6.3. De Raad overweegt vervolgens dat hij, mede gelet op het verhandelde ter zitting, het hoger beroep van appellante aldus begrijpt dat zij op zich niet bestrijdt dat zij van 1982 tot 1992 niet in Nederland woonachtig was. Niet kan dan ook worden geoordeeld dat het Uwv niet bevoegd was om, zoals hij bij het besluit van 4 april 2008 heeft gehandhaafd, met toepassing van artikel 10, eerste lid, van de Wajong de bij de terugkeer van appellante in Nederland al bestaande arbeidsongeschiktheid geheel en blijvend buiten aanmerking te laten. Voorts stonden, gelet op de inhoud en strekking van de beleidsregels, deze niet in de weg aan gebruikmaking van deze bevoegdheid. Ten slotte acht ook de Raad de omstandigheden waaronder appellante met haar vader Nederland heeft verlaten in 1982 niet dermate bijzonder – er kan immers niet aan worden voorbijgezien dat appellante toen minderjarig was en dat niet gebleken is dat haar vader toen niet bevoegdelijk het ouderlijk gezag uitoefende – dat deze met toepassing van artikel 4:84, laatste zinsdeel, van de Awb het Uwv hadden moeten nopen om een verdergaande toepassing aan de Beleidsregels te geven.
6.4. De overwegingen 6.2 tot en met 6.3 brengen de Raad tot de slotsom dat het hoger beroep niet slaagt en dat de aangevallen uitspraak dient te worden bevestigd.

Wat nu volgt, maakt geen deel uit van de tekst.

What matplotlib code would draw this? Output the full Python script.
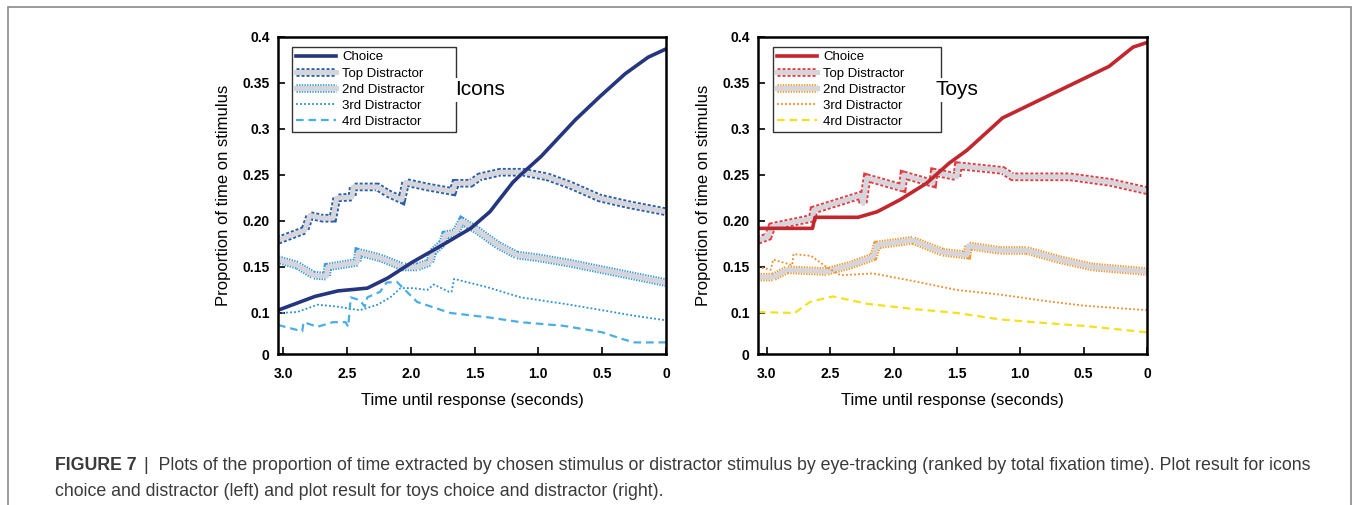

7. Voor een veroordeling van een partij in de proceskosten van een andere partij ziet de Raad geen aanleiding.
De Centrale Raad van Beroep,
Bevestigt de aangevallen uitspraak.
Deze uitspraak is gedaan door J.W. Schuttel als voorzitter en C.W.J. Schoor en R.C. Stam als leden, in tegenwoordigheid van M. Mostert als griffier. De beslissing is uitgesproken in het openbaar op 4 juni 2010.